Die von der Spree geschützte Museumsinsel, zu der die kostbaren Schätze gelangten, erwarte ich nicht vom Salon. Die jedesmal neue und einmalige Erfahrung in den Museen hat ja einen unvergleichbaren Wert als Ort der Demonstration toten Wissens, das entweder täuscht oder langweilt. Wenn die Langeweile ein Ausdruck der Angst sein kann, ist es vielleicht die Angst vor dem Schwinden des Subjekts; d.h., die anderen zu langweilen, das kann sehr aggressiv sein. Sich von dieser Aggressivität fernzuhalten, so möchte ich sagen, ist ein wichtiges Moment der Ethik der Freundschaft.

 

Ich glaube nicht, dass ich übertreibe, wenn ich den Lacanschen Ansatz „n’importe quoi“ – „was, ist egal“ – auf den Salon erweitere.
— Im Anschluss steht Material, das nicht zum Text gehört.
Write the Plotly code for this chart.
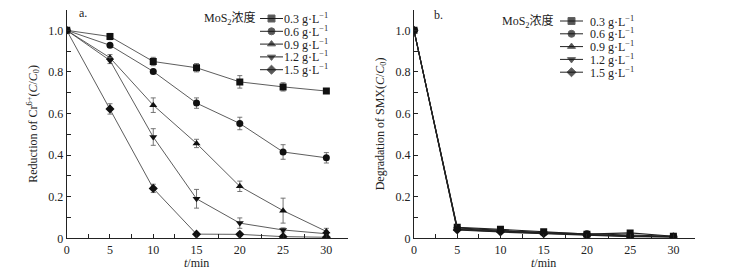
import plotly.graph_objects as go

# ---------------- data ----------------
t_min = [0, 5, 10, 15, 20, 25, 30]
conc_labels = ["0.3", "0.6", "0.9", "1.2", "1.5"]
symbols = ["square", "circle", "triangle-up", "triangle-down", "diamond"]

cr_03 = [1.0, 0.970, 0.850, 0.820, 0.752, 0.728, 0.708]
cr_06 = [1.0, 0.928, 0.802, 0.650, 0.552, 0.415, 0.387]
cr_09 = [1.0, 0.868, 0.640, 0.456, 0.250, 0.133, 0.033]
cr_12 = [1.0, 0.855, 0.487, 0.190, 0.073, 0.040, 0.022]
cr_15 = [1.0, 0.622, 0.240, 0.020, 0.019, 0.008, 0.005]

cr_03_err = [0, 0.015, 0.020, 0.020, 0.030, 0.020, 0.012]
cr_06_err = [0, 0.008, 0.010, 0.025, 0.030, 0.035, 0.025]
cr_09_err = [0, 0.015, 0.035, 0.020, 0.025, 0.060, 0.015]
cr_12_err = [0, 0.015, 0.040, 0.045, 0.025, 0.010, 0.005]
cr_15_err = [0, 0.025, 0.020, 0.005, 0.005, 0.003, 0.002]

smx_03 = [1.0, 0.053, 0.043, 0.032, 0.020, 0.026, 0.010]
smx_06 = [1.0, 0.050, 0.038, 0.028, 0.022, 0.016, 0.010]
smx_09 = [1.0, 0.046, 0.035, 0.026, 0.018, 0.012, 0.008]
smx_12 = [1.0, 0.043, 0.032, 0.024, 0.015, 0.010, 0.007]
smx_15 = [1.0, 0.040, 0.030, 0.022, 0.013, 0.008, 0.006]

cr_series = [cr_03, cr_06, cr_09, cr_12, cr_15]
cr_errs = [cr_03_err, cr_06_err, cr_09_err, cr_12_err, cr_15_err]
smx_series = [smx_03, smx_06, smx_09, smx_12, smx_15]

x_ticks = [0, 5, 10, 15, 20, 25, 30]
y_ticks = [0, 0.2, 0.4, 0.6, 0.8, 1.0]
y_ticktext = ["0", "0.2", "0.4", "0.6", "0.8", "1.0"]

# ---------------- figure ----------------
W, H = 735, 277
FONT = "Liberation Serif, Times New Roman, Noto Sans CJK SC, serif"
fig = go.Figure()

for i in range(5):
    fig.add_trace(go.Scatter(
        x=t_min, y=cr_series[i], mode="lines+markers", xaxis="x", yaxis="y",
        line=dict(color="#333333", width=0.8),
        marker=dict(symbol=symbols[i], size=7, color="#111111"),
        error_y=dict(type="data", array=cr_errs[i], color="#666666",
                     thickness=0.9, width=2.5),
        showlegend=False))

for i in range(5):
    fig.add_trace(go.Scatter(
        x=t_min, y=smx_series[i], mode="lines+markers", xaxis="x2", yaxis="y2",
        line=dict(color="#222222", width=1.1),
        marker=dict(symbol=symbols[i], size=7, color="#111111"),
        showlegend=False))

# legend samples drawn on a hidden pixel overlay
def add_legend(x0, x1, rows, text_x, title_x, title_y):
    for i in range(5):
        fig.add_trace(go.Scatter(
            x=[x0, (x0 + x1) / 2, x1], y=[rows[i]] * 3, mode="lines+markers",
            xaxis="x3", yaxis="y3",
            line=dict(color="#222222", width=1),
            marker=dict(symbol=symbols[i], size=[0, 7, 0], color="#111111"),
            showlegend=False, hoverinfo="skip", cliponaxis=False))
        fig.add_annotation(x=text_x, y=rows[i], xref="x3", yref="y3",
                           text=conc_labels[i] + " g·L<sup>−1</sup>",
                           showarrow=False, xanchor="left", yanchor="middle",
                           font=dict(size=12, family=FONT, color="#222"))
    fig.add_annotation(x=title_x, y=title_y, xref="x3", yref="y3",
                       text="MoS<sub>2</sub>浓度", showarrow=False,
                       xanchor="right", yanchor="middle",
                       font=dict(size=12, family=FONT, color="#222"))

add_legend(260, 283, [18.5, 31.3, 44.1, 56.9, 69.7], 282, 258, 18.5)
add_legend(560, 583, [21, 33.8, 46.6, 59.4, 72.2], 588, 556, 21)

def px_x(p):
    return p / W

def px_y(p):
    return 1 - p / H

axis_common = dict(showline=True, linecolor="#222", linewidth=1, ticks="inside",
                   ticklen=4, tickcolor="#222", showgrid=False, zeroline=False,
                   automargin=False,
                   tickfont=dict(size=12, family=FONT, color="#222"))

fig.update_layout(
    width=W, height=H, margin=dict(l=0, r=0, t=0, b=0),
    paper_bgcolor="white", plot_bgcolor="rgba(0,0,0,0)",
    font=dict(family=FONT, color="#222"),
    xaxis=dict(domain=[px_x(66.7), px_x(348)], range=[0, 32.5], anchor="y",
               tickvals=x_ticks, minor=dict(ticks="inside", ticklen=4, dtick=2.5,
                                            tick0=0, tickcolor="#222"),
               **axis_common),
    yaxis=dict(domain=[px_y(238.3), px_y(9.5)], range=[0, 1.1], anchor="x",
               tickvals=y_ticks, ticktext=y_ticktext,
               minor=dict(ticks="inside", ticklen=4, dtick=0.1, tick0=0,
                          tickcolor="#222"),
               title=dict(text="Reduction of Cr<sup>6+</sup>(<i>C</i>/<i>C</i><sub>0</sub>)",
                          font=dict(size=12, family=FONT, color="#222"), standoff=8),
               **axis_common),
    xaxis2=dict(domain=[px_x(414), px_x(695)], range=[0, 32.5], anchor="y2",
                tickvals=x_ticks, minor=dict(ticks="inside", ticklen=4, dtick=2.5,
                                             tick0=0, tickcolor="#222"),
                **axis_common),
    yaxis2=dict(domain=[px_y(238.3), px_y(9.5)], range=[0, 1.1], anchor="x2",
                tickvals=y_ticks, ticktext=y_ticktext,
                minor=dict(ticks="inside", ticklen=4, dtick=0.1, tick0=0,
                           tickcolor="#222"),
                title=dict(text="Degradation of SMX(<i>C</i>/<i>C</i><sub>0</sub>)",
                           font=dict(size=12, family=FONT, color="#222"), standoff=8),
                **axis_common),
    xaxis3=dict(domain=[0, 1], range=[0, W], visible=False, anchor="y3",
                fixedrange=True),
    yaxis3=dict(domain=[0, 1], range=[H, 0], visible=False, anchor="x3",
                fixedrange=True),
)

# panel labels and x titles
fig.add_annotation(x=77, y=13, xref="x3", yref="y3", text="a.", showarrow=False,
                   xanchor="left", yanchor="middle",
                   font=dict(size=12, family=FONT, color="#222"))
fig.add_annotation(x=432, y=15, xref="x3", yref="y3", text="b.", showarrow=False,
                   xanchor="left", yanchor="middle",
                   font=dict(size=12, family=FONT, color="#222"))
fig.add_annotation(x=15, y=px_y(263), xref="x", yref="paper", text="<i>t</i>/min",
                   showarrow=False, xanchor="center", yanchor="middle",
                   font=dict(size=12, family=FONT, color="#222"))
fig.add_annotation(x=15, y=px_y(263), xref="x2", yref="paper", text="<i>t</i>/min",
                   showarrow=False, xanchor="center", yanchor="middle",
                   font=dict(size=12, family=FONT, color="#222"))

fig.write_html("out.html", config={"displayModeBar": False},
               post_script="document.body.style.margin='0';document.body.style.overflow='hidden';")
Ich interessiere mich dafür, wovon man spricht, aber ganz ehrlich gesagt, dieses Interesse ist sekundär. Sondern von woher, auf welche Weise man spricht, das möchte ich hören. Die präsenten Ohren, die der Salon durch das neue Setting weiter gewinnen wird, finde ich äußerst kostbar, so dass man nicht in der Phantasie, in der religiösen Privat- oder Sektentheorie, bleiben muss.

 

Dafür muss man aber viel sprechen. Sprechen in der Voraussetzung, dass man dabei in der Überraschung oder im Schreck etwas verraten kann. Was ich durch den Salon verlieren kann, darauf bin ich gespannt, und das ist meine Motivation für diese Teilnahme.